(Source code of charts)

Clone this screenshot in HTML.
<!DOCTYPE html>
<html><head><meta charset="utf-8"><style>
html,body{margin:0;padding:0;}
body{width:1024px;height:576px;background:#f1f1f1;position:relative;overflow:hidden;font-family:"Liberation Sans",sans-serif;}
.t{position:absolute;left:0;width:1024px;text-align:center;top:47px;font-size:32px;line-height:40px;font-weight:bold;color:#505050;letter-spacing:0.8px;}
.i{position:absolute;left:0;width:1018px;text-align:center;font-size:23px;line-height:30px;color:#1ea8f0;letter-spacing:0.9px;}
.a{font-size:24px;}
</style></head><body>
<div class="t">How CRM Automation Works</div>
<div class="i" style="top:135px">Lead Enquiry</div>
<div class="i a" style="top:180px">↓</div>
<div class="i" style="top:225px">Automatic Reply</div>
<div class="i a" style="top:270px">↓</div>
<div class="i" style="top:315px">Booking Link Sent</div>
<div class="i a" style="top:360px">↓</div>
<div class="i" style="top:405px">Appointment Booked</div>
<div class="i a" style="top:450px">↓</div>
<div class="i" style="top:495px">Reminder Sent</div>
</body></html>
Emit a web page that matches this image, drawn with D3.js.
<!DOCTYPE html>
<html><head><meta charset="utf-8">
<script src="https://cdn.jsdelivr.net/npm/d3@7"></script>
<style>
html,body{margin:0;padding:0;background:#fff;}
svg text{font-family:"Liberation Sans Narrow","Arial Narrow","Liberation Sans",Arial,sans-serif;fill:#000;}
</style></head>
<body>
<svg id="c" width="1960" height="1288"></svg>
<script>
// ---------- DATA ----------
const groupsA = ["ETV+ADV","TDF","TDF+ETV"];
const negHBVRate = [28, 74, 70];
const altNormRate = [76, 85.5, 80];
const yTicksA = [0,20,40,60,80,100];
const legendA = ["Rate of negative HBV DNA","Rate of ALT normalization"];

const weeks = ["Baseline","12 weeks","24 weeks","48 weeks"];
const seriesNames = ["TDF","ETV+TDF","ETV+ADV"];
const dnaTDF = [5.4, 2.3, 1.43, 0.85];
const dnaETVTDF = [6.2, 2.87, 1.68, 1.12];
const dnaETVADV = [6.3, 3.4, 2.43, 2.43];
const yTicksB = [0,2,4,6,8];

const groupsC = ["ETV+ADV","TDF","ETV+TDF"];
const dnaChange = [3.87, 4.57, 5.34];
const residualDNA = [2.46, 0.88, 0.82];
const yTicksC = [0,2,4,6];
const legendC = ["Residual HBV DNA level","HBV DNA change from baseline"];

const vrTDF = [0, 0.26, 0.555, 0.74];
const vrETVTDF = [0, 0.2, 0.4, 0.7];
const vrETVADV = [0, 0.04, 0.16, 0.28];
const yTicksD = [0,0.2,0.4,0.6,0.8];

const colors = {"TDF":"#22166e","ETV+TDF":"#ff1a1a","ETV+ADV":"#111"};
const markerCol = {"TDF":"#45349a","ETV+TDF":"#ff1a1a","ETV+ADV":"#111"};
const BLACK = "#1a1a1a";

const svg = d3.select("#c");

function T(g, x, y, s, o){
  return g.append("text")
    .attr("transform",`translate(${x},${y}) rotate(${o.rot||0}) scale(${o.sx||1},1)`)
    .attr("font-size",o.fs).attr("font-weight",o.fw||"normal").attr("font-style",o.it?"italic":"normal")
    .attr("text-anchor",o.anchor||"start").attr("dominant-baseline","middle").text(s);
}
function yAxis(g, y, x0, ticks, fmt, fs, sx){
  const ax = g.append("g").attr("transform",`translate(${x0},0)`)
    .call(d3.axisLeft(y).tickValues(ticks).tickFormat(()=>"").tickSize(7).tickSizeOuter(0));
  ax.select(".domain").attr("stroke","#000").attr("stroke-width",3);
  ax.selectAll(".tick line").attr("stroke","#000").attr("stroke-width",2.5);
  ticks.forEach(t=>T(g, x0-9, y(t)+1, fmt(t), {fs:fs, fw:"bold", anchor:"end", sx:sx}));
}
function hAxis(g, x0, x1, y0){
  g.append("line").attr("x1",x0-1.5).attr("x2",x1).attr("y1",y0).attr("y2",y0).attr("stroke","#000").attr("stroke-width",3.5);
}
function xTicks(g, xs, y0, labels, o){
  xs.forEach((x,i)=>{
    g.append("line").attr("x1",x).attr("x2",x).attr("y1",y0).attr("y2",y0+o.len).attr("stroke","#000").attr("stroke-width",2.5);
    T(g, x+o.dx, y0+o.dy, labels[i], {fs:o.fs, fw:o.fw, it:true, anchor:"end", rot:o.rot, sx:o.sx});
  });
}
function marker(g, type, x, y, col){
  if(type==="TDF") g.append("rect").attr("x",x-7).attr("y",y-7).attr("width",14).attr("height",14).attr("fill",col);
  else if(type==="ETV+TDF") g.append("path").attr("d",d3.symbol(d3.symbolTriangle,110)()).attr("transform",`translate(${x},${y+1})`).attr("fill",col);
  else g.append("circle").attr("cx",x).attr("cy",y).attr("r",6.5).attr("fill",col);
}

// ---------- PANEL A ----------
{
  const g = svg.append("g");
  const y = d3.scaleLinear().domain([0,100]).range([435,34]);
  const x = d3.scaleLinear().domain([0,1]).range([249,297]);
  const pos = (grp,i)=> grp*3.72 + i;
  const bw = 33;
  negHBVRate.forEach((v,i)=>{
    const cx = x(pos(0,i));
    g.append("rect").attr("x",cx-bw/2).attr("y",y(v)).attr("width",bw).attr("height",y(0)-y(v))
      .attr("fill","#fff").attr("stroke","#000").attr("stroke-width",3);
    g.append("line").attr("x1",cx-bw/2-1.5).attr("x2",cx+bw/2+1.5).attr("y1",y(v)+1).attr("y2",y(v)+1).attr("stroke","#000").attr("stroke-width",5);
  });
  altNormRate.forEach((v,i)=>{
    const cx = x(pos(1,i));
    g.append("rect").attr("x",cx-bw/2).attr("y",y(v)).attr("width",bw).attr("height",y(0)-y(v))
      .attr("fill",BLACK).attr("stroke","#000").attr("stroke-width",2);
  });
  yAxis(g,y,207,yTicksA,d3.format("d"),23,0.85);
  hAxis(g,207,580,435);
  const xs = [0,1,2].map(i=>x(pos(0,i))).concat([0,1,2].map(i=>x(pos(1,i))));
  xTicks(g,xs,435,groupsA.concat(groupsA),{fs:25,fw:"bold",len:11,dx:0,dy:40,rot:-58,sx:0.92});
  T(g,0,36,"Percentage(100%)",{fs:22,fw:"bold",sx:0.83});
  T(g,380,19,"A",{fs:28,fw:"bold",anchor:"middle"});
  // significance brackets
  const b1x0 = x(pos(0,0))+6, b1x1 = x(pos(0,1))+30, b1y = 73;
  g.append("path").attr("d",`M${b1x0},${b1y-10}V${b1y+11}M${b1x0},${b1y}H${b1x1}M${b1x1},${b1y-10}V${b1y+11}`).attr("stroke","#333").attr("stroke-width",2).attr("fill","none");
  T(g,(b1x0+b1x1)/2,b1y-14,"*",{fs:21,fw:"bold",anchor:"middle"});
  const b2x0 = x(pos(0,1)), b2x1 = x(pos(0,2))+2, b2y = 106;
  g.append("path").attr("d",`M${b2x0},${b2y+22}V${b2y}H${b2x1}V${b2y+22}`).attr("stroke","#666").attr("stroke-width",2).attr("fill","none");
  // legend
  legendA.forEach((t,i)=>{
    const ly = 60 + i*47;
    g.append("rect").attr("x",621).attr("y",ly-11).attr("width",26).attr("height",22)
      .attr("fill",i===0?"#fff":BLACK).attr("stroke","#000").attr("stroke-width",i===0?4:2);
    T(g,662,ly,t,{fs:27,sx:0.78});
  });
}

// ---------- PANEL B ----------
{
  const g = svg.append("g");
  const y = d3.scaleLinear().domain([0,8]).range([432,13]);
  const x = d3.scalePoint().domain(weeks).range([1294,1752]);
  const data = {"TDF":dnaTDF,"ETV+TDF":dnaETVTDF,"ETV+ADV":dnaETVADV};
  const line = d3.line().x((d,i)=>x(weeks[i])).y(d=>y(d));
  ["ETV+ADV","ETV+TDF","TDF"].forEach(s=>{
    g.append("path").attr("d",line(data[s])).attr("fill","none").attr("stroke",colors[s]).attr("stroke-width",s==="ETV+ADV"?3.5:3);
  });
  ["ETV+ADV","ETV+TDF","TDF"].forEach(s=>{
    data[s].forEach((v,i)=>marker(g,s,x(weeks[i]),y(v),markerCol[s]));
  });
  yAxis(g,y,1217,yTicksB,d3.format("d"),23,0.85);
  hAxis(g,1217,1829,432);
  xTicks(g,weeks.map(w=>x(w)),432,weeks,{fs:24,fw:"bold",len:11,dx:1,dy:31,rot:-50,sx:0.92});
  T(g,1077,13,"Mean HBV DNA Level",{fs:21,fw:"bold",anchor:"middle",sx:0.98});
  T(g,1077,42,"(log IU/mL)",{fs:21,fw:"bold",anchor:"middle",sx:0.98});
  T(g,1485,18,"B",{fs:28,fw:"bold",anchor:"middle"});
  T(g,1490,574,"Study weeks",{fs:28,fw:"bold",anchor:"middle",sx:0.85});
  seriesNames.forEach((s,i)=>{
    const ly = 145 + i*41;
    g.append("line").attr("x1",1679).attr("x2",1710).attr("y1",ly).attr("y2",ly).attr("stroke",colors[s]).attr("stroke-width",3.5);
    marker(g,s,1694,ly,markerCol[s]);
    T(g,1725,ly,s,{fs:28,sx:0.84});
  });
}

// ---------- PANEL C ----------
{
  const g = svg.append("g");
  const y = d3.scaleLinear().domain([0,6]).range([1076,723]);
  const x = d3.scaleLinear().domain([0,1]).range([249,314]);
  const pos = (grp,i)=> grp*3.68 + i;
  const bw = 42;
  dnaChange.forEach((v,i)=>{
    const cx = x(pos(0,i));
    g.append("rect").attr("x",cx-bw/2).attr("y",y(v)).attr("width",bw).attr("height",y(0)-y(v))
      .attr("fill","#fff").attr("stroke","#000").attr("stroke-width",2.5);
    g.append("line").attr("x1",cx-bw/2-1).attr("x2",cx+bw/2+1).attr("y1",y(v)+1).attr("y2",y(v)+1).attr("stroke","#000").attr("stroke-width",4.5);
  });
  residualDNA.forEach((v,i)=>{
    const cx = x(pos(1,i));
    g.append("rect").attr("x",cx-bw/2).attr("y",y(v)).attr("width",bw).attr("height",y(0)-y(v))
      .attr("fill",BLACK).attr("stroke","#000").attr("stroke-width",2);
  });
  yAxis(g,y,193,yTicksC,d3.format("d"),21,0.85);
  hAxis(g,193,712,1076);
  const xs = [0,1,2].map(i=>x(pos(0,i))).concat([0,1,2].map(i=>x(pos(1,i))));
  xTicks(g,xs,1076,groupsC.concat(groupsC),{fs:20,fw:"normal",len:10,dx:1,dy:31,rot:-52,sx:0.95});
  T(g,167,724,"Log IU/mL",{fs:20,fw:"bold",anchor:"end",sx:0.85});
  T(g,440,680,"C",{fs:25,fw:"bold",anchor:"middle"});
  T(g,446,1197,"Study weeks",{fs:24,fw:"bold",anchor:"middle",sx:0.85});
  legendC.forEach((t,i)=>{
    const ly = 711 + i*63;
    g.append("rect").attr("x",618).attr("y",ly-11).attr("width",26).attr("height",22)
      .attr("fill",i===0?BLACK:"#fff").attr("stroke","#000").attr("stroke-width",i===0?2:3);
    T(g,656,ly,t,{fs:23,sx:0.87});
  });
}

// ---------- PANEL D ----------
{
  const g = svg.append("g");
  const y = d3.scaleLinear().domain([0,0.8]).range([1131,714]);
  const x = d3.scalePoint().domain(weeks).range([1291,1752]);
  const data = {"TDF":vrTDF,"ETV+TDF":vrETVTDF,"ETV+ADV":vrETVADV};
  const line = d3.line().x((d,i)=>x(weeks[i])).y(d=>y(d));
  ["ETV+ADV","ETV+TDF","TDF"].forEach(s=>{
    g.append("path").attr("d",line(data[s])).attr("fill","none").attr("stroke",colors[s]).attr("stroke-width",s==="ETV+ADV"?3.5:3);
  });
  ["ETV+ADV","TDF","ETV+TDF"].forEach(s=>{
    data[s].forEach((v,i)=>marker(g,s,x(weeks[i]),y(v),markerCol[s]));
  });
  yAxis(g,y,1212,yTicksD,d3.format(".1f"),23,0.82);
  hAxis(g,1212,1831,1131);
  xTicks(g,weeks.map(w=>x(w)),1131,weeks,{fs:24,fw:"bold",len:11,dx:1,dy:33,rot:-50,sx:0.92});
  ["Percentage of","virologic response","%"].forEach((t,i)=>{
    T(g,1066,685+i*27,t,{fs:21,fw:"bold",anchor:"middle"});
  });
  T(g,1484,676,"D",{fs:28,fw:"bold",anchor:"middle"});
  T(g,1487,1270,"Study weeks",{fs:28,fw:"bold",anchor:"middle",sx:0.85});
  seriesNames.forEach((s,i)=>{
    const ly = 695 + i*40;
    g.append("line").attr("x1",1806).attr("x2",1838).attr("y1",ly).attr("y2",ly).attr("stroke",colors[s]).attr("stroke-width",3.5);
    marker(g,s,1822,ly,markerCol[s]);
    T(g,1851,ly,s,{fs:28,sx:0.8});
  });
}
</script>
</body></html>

*Instructions to follow:*
Return exactly the lines that run from the top of the listing above to the line containing "of negative HBV", please, keeping both end lines and leaving out everything else.

*Solution to this exercise:*
Clone this screenshot in HTML.
<!DOCTYPE html>
<html><head><meta charset="utf-8"><style>
html,body{margin:0;padding:0;}
body{width:1024px;height:576px;background:#f1f1f1;position:relative;overflow:hidden;font-family:"Liberation Sans",sans-serif;}
.t{position:absolute;left:0;width:1024px;text-align:center;top:47px;font-size:32px;line-height:40px;font-weight:bold;color:#505050;letter-spacing:0.8px;}
.i{position:absolute;left:0;width:1018px;text-align:center;font-size:23px;line-height:30px;color:#1ea8f0;letter-spacing:0.9px;}
.a{font-size:24px;}
</style></head><body>
<div class="t">How CRM Automation Works</div>
<div class="i" style="top:135px">Lead Enquiry</div>
<div class="i a" style="top:180px">↓</div>
<div class="i" style="top:225px">Automatic Reply</div>
<div class="i a" style="top:270px">↓</div>
<div class="i" style="top:315px">Booking Link Sent</div>
<div class="i a" style="top:360px">↓</div>
<div class="i" style="top:405px">Appointment Booked</div>
<div class="i a" style="top:450px">↓</div>
<div class="i" style="top:495px">Reminder Sent</div>
</body></html>
Emit a web page that matches this image, drawn with D3.js.
<!DOCTYPE html>
<html><head><meta charset="utf-8">
<script src="https://cdn.jsdelivr.net/npm/d3@7"></script>
<style>
html,body{margin:0;padding:0;background:#fff;}
svg text{font-family:"Liberation Sans Narrow","Arial Narrow","Liberation Sans",Arial,sans-serif;fill:#000;}
</style></head>
<body>
<svg id="c" width="1960" height="1288"></svg>
<script>
// ---------- DATA ----------
const groupsA = ["ETV+ADV","TDF","TDF+ETV"];
const negHBVRate = [28, 74, 70];
const altNormRate = [76, 85.5, 80];
const yTicksA = [0,20,40,60,80,100];
const legendA = ["Rate of negative HBV DNA","Rate of ALT normalization"];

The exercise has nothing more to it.